#### SHORT PROBLEM
All of the lines below are to be transcribed faithfully, with pictures excluded from the copy.

#### PROVIDED DATA

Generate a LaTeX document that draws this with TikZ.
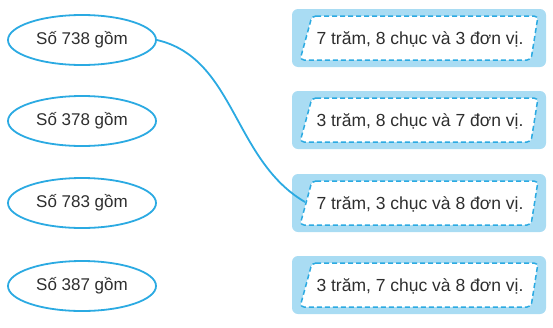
\documentclass[tikz,border=0pt]{standalone}
\usepackage{fontspec}
\setmainfont{Liberation Sans}
\usetikzlibrary{shapes.geometric}
\definecolor{lineblue}{HTML}{2BAAE2}
\definecolor{fillblue}{HTML}{A9DCF3}
\definecolor{txt}{HTML}{2E2E2E}
\begin{document}
\begin{tikzpicture}[x=1pt,y=-1pt,
  oval/.style={ellipse,draw=lineblue,line width=1.8pt,minimum width=148pt,minimum height=50pt,inner sep=0pt,text=txt,font=\fontsize{17}{20}\selectfont},
  outerbox/.style={fill=fillblue,rounded corners=6pt},
  innerbox/.style={draw=lineblue,fill=white,line width=1.5pt,dash pattern=on 5pt off 3pt,rounded corners=4pt},
  label/.style={text=txt,font=\fontsize{17.5}{20}\selectfont,inner sep=0pt}]
\useasboundingbox (0,0) rectangle (553,327);
% ellipses
\node[oval] (e1) at (82,40) {Số 738 gồm};
\node[oval] (e2) at (82,121) {Số 378 gồm};
\node[oval] (e3) at (82,203) {Số 783 gồm};
\node[oval] (e4) at (82,286) {Số 387 gồm};
% boxes
\foreach \cy/\name/\t in {38/b1/{7 trăm, 8 chục và 3 đơn vị.},120/b2/{3 trăm, 8 chục và 7 đơn vị.},203/b3/{7 trăm, 3 chục và 8 đơn vị.},285/b4/{3 trăm, 7 chục và 8 đơn vị.}}{
  \fill[outerbox] (292,\cy-29) rectangle (546,\cy+29);
  \draw[innerbox] (312,\cy-22) -- (538,\cy-22) -- (531,\cy+22) -- (300,\cy+22) -- cycle;
  \node[label] (\name) at (420,\cy+1) {\t};
}
\coordinate (c3) at (305,202);
\draw[lineblue,line width=1.8pt] (e1.east) .. controls (235,58) and (233,160) .. (c3);
\end{tikzpicture}
\end{document}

#### ANSWER BELOW
Generate a LaTeX document that draws this with TikZ.
\documentclass[tikz,border=0pt]{standalone}
\usepackage{fontspec}
\setmainfont{Liberation Sans}
\usetikzlibrary{shapes.geometric}
\definecolor{lineblue}{HTML}{2BAAE2}
\definecolor{fillblue}{HTML}{A9DCF3}
\definecolor{txt}{HTML}{2E2E2E}
\begin{document}
\begin{tikzpicture}[x=1pt,y=-1pt,
  oval/.style={ellipse,draw=lineblue,line width=1.8pt,minimum width=148pt,minimum height=50pt,inner sep=0pt,text=txt,font=\fontsize{17}{20}\selectfont},
  outerbox/.style={fill=fillblue,rounded corners=6pt},
  innerbox/.style={draw=lineblue,fill=white,line width=1.5pt,dash pattern=on 5pt off 3pt,rounded corners=4pt},
  label/.style={text=txt,font=\fontsize{17.5}{20}\selectfont,inner sep=0pt}]
\useasboundingbox (0,0) rectangle (553,327);
% ellipses
\node[oval] (e1) at (82,40) {Số 738 gồm};
\node[oval] (e2) at (82,121) {Số 378 gồm};
\node[oval] (e3) at (82,203) {Số 783 gồm};
\node[oval] (e4) at (82,286) {Số 387 gồm};
% boxes
\foreach \cy/\name/\t in {38/b1/{7 trăm, 8 chục và 3 đơn vị.},120/b2/{3 trăm, 8 chục và 7 đơn vị.},203/b3/{7 trăm, 3 chục và 8 đơn vị.},285/b4/{3 trăm, 7 chục và 8 đơn vị.}}{
  \fill[outerbox] (292,\cy-29) rectangle (546,\cy+29);
  \draw[innerbox] (312,\cy-22) -- (538,\cy-22) -- (531,\cy+22) -- (300,\cy+22) -- cycle;
  \node[label] (\name) at (420,\cy+1) {\t};
}
\coordinate (c3) at (305,202);
\draw[lineblue,line width=1.8pt] (e1.east) .. controls (235,58) and (233,160) .. (c3);
\end{tikzpicture}
\end{document}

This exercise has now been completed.